Task: Quote the whole listing word for word. Do not include the pictures.

Given information:
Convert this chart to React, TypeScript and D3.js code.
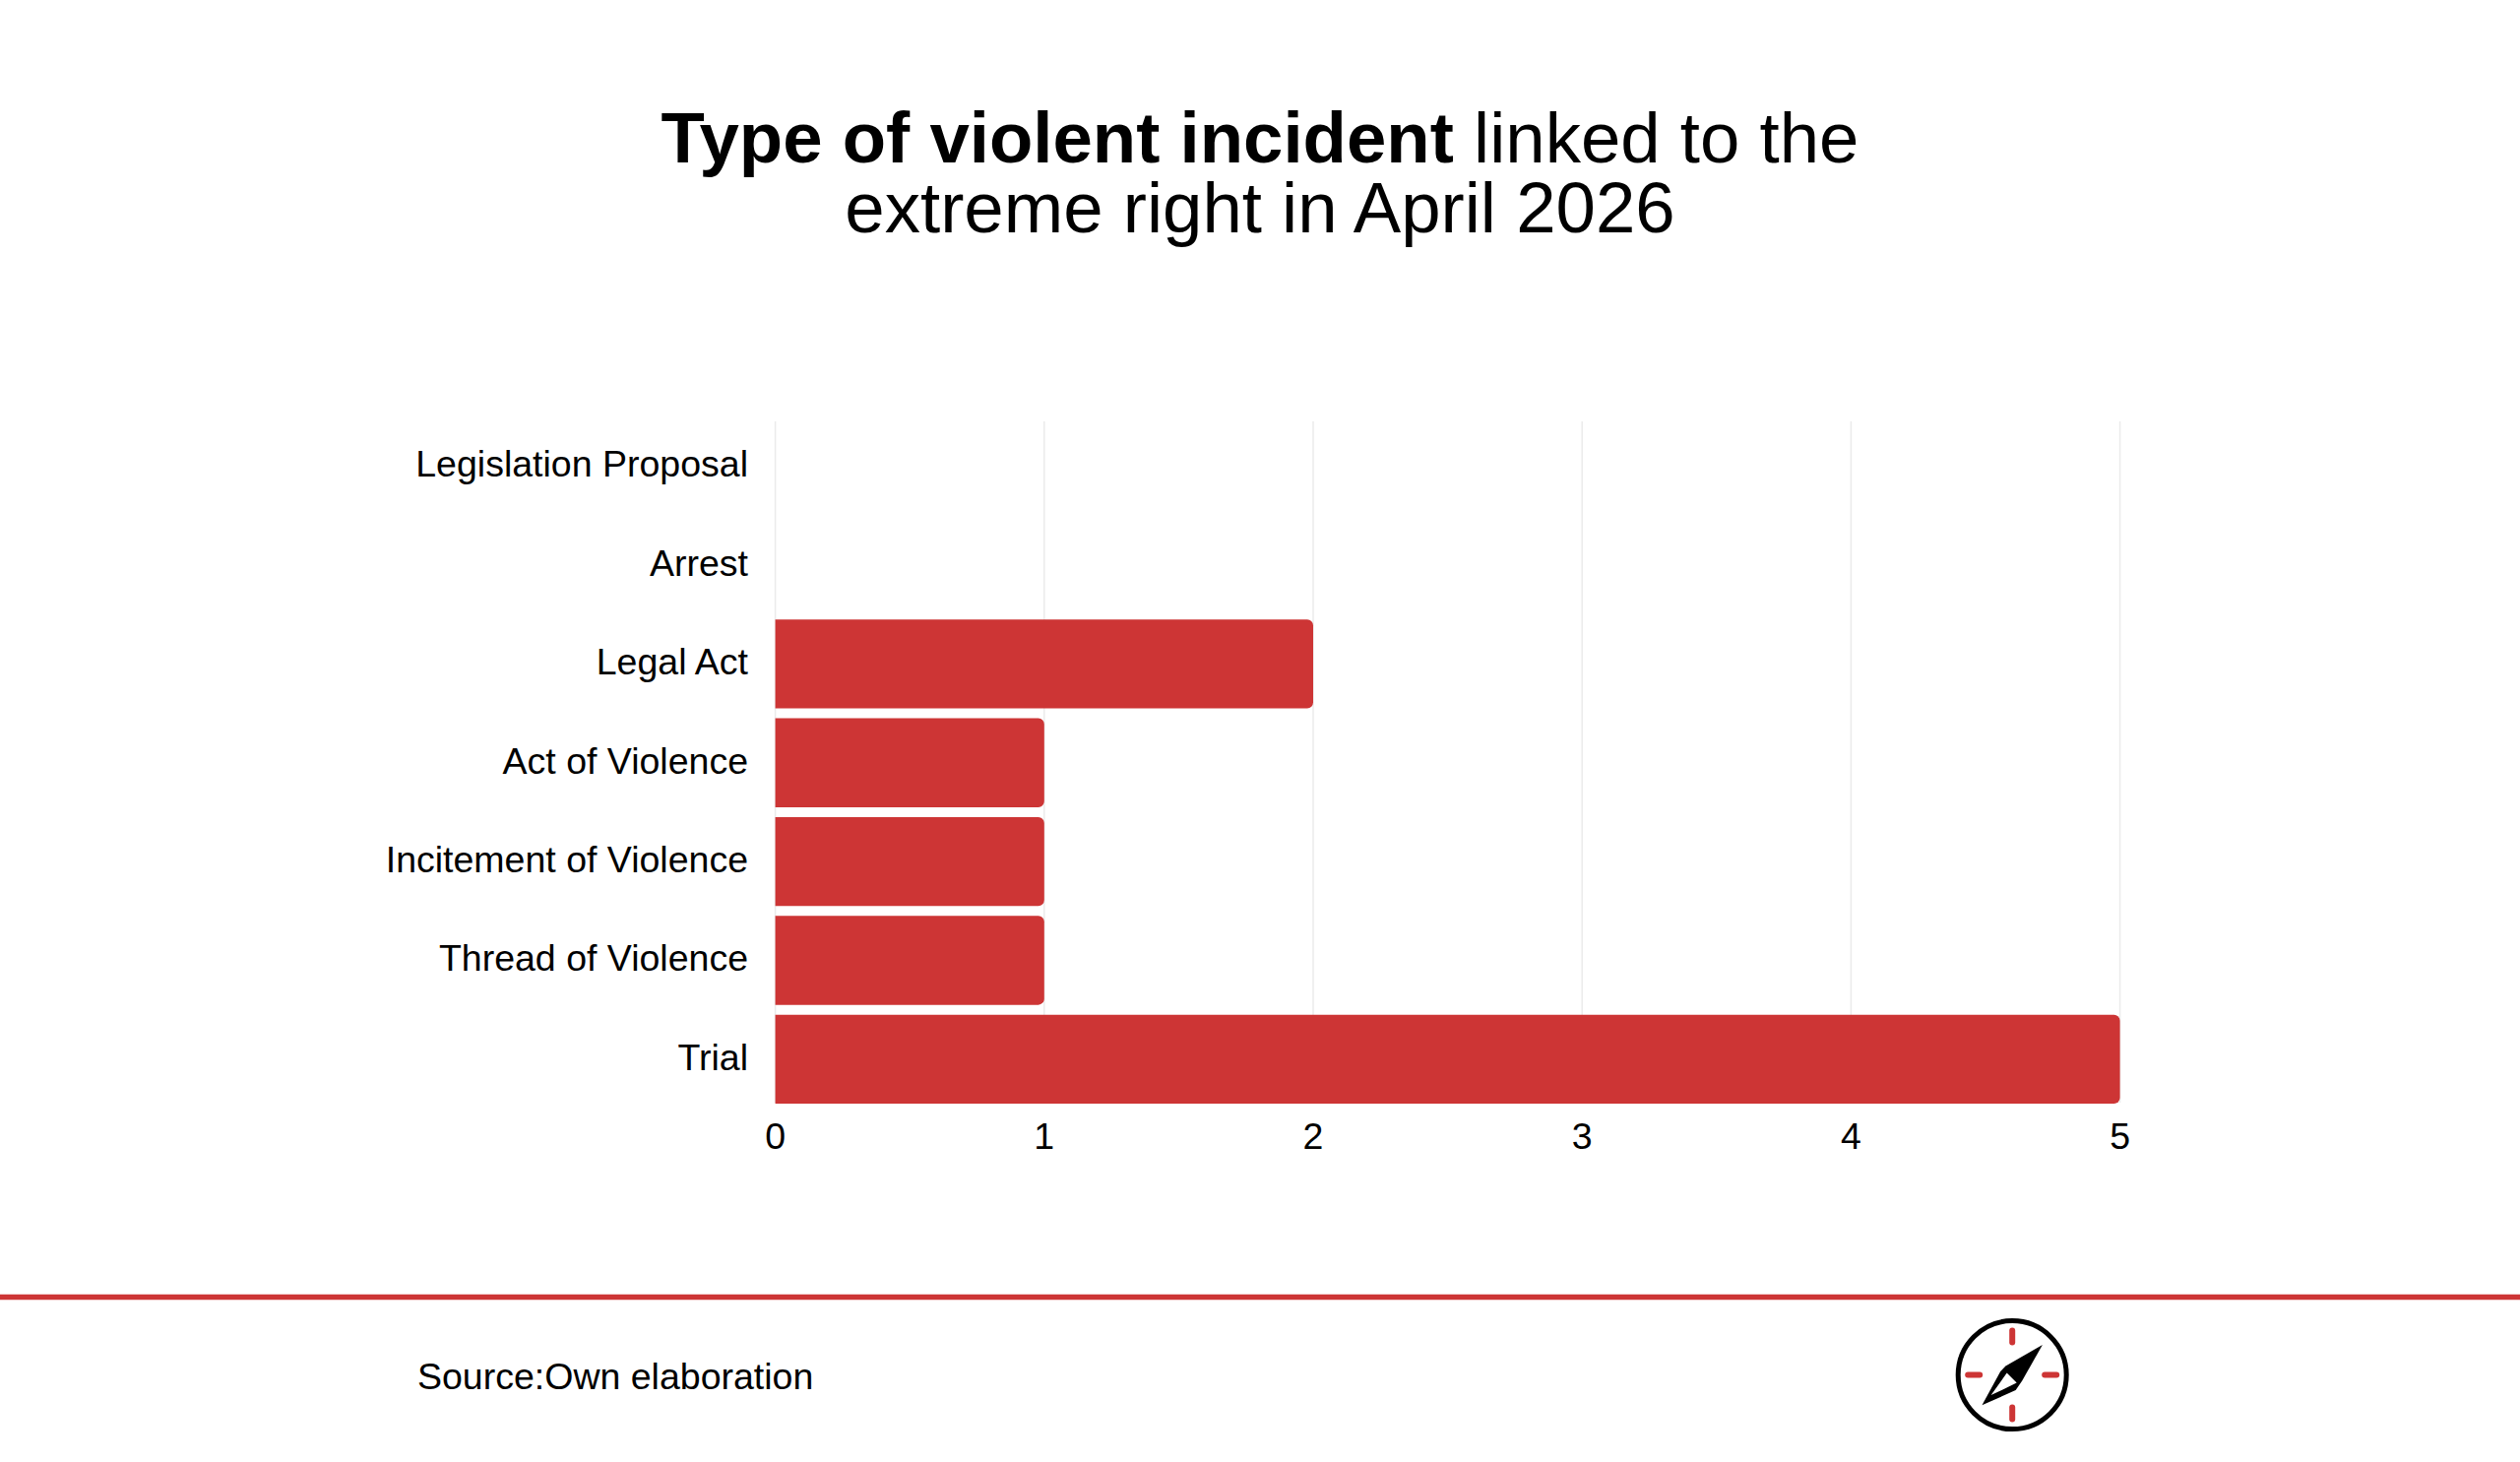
import React from 'react';
import * as d3 from 'd3';

const categories = [
  'Legislation Proposal',
  'Arrest',
  'Legal Act',
  'Act of Violence',
  'Incitement of Violence',
  'Thread of Violence',
  'Trial',
];
const counts = [0, 0, 2, 1, 1, 1, 5];
const xTicks = [0, 1, 2, 3, 4, 5];

const WIDTH = 2560;
const HEIGHT = 1485;
const RED = '#cd3535';
const FONT = '"Liberation Sans", Arial, sans-serif';

const x = d3.scaleLinear().domain([0, 5]).range([787.6, 2153.6]);
const y = d3.scaleBand<string>().domain(categories).range([423.5, 1126]).paddingInner(0.1).paddingOuter(0.05);

// bar with only the right corners rounded
const barPath = (x0: number, x1: number, y0: number, y1: number, r: number) => {
  const p = d3.path();
  p.moveTo(x0, y0);
  p.lineTo(x1 - r, y0);
  p.arcTo(x1, y0, x1, y0 + r, r);
  p.lineTo(x1, y1 - r);
  p.arcTo(x1, y1, x1 - r, y1, r);
  p.lineTo(x0, y1);
  p.closePath();
  return p.toString();
};

const Compass: React.FC<{ cx: number; cy: number }> = ({ cx, cy }) => (
  <g transform={`translate(${cx},${cy})`}>
    <circle r={55} fill="#fff" stroke="#000" strokeWidth={5} />
    <g stroke={RED} strokeWidth={6} strokeLinecap="round">
      <line x1={0} x2={0} y1={-45} y2={-33} />
      <line x1={0} x2={0} y1={33} y2={45} />
      <line x1={-45} x2={-33} y1={0} y2={0} />
      <line x1={33} x2={45} y1={0} y2={0} />
    </g>
    <path d="M30.7,-30.7 L-6.7,-9 L-12,-3.5 L-30.7,30.7 L3.5,15.5 L10,6 Z" fill="#000" />
    <path d="M-5.5,-2 L4.5,8 L-21.5,20.5 Z" fill="#fff" />
  </g>
);

const App: React.FC = () => (
  <svg
    width={WIDTH}
    height={HEIGHT}
    viewBox={`0 0 ${WIDTH} ${HEIGHT}`}
    style={{ position: 'absolute', left: 0, top: 0, display: 'block', background: '#fff' }}
    fontFamily={FONT}
  >
    <text x={1280} y={164.5} textAnchor="middle" fontSize={72.6} fill="#000">
      <tspan fontWeight="bold">Type of violent incident</tspan> linked to the
    </text>
    <text x={1280} y={235.5} textAnchor="middle" fontSize={72.6} fill="#000">
      extreme right in April 2026
    </text>

    {xTicks.map(t => (
      <line key={t} x1={x(t)} x2={x(t)} y1={428} y2={1120} stroke="#ebebeb" strokeWidth={1.5} />
    ))}

    {categories.map((c, i) =>
      counts[i] > 0 ? (
        <path
          key={c}
          d={barPath(x(0), x(counts[i]), y(c)!, y(c)! + y.bandwidth(), 6)}
          fill={RED}
        />
      ) : null
    )}

    {categories.map(c => (
      <text key={c} x={760} y={y(c)! + y.bandwidth() / 2 + 10.8} textAnchor="end" fontSize={37.5} fill="#000">
        {c}
      </text>
    ))}

    {xTicks.map(t => (
      <text key={t} x={x(t)} y={1167} textAnchor="middle" fontSize={37.5} fill="#000">
        {t}
      </text>
    ))}

    <line x1={0} x2={WIDTH} y1={1317.6} y2={1317.6} stroke={RED} strokeWidth={5.5} />

    <text x={424} y={1411} fontSize={37.5} fill="#000">
      Source:Own elaboration
    </text>

    <Compass cx={2044.2} cy={1396.6} />
  </svg>
);

export default App;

Worked solution:
Convert this chart to React, TypeScript and D3.js code.
import React from 'react';
import * as d3 from 'd3';

const categories = [
  'Legislation Proposal',
  'Arrest',
  'Legal Act',
  'Act of Violence',
  'Incitement of Violence',
  'Thread of Violence',
  'Trial',
];
const counts = [0, 0, 2, 1, 1, 1, 5];
const xTicks = [0, 1, 2, 3, 4, 5];

const WIDTH = 2560;
const HEIGHT = 1485;
const RED = '#cd3535';
const FONT = '"Liberation Sans", Arial, sans-serif';

const x = d3.scaleLinear().domain([0, 5]).range([787.6, 2153.6]);
const y = d3.scaleBand<string>().domain(categories).range([423.5, 1126]).paddingInner(0.1).paddingOuter(0.05);

// bar with only the right corners rounded
const barPath = (x0: number, x1: number, y0: number, y1: number, r: number) => {
  const p = d3.path();
  p.moveTo(x0, y0);
  p.lineTo(x1 - r, y0);
  p.arcTo(x1, y0, x1, y0 + r, r);
  p.lineTo(x1, y1 - r);
  p.arcTo(x1, y1, x1 - r, y1, r);
  p.lineTo(x0, y1);
  p.closePath();
  return p.toString();
};

const Compass: React.FC<{ cx: number; cy: number }> = ({ cx, cy }) => (
  <g transform={`translate(${cx},${cy})`}>
    <circle r={55} fill="#fff" stroke="#000" strokeWidth={5} />
    <g stroke={RED} strokeWidth={6} strokeLinecap="round">
      <line x1={0} x2={0} y1={-45} y2={-33} />
      <line x1={0} x2={0} y1={33} y2={45} />
      <line x1={-45} x2={-33} y1={0} y2={0} />
      <line x1={33} x2={45} y1={0} y2={0} />
    </g>
    <path d="M30.7,-30.7 L-6.7,-9 L-12,-3.5 L-30.7,30.7 L3.5,15.5 L10,6 Z" fill="#000" />
    <path d="M-5.5,-2 L4.5,8 L-21.5,20.5 Z" fill="#fff" />
  </g>
);

const App: React.FC = () => (
  <svg
    width={WIDTH}
    height={HEIGHT}
    viewBox={`0 0 ${WIDTH} ${HEIGHT}`}
    style={{ position: 'absolute', left: 0, top: 0, display: 'block', background: '#fff' }}
    fontFamily={FONT}
  >
    <text x={1280} y={164.5} textAnchor="middle" fontSize={72.6} fill="#000">
      <tspan fontWeight="bold">Type of violent incident</tspan> linked to the
    </text>
    <text x={1280} y={235.5} textAnchor="middle" fontSize={72.6} fill="#000">
      extreme right in April 2026
    </text>

    {xTicks.map(t => (
      <line key={t} x1={x(t)} x2={x(t)} y1={428} y2={1120} stroke="#ebebeb" strokeWidth={1.5} />
    ))}

    {categories.map((c, i) =>
      counts[i] > 0 ? (
        <path
          key={c}
          d={barPath(x(0), x(counts[i]), y(c)!, y(c)! + y.bandwidth(), 6)}
          fill={RED}
        />
      ) : null
    )}

    {categories.map(c => (
      <text key={c} x={760} y={y(c)! + y.bandwidth() / 2 + 10.8} textAnchor="end" fontSize={37.5} fill="#000">
        {c}
      </text>
    ))}

    {xTicks.map(t => (
      <text key={t} x={x(t)} y={1167} textAnchor="middle" fontSize={37.5} fill="#000">
        {t}
      </text>
    ))}

    <line x1={0} x2={WIDTH} y1={1317.6} y2={1317.6} stroke={RED} strokeWidth={5.5} />

    <text x={424} y={1411} fontSize={37.5} fill="#000">
      Source:Own elaboration
    </text>

    <Compass cx={2044.2} cy={1396.6} />
  </svg>
);

export default App;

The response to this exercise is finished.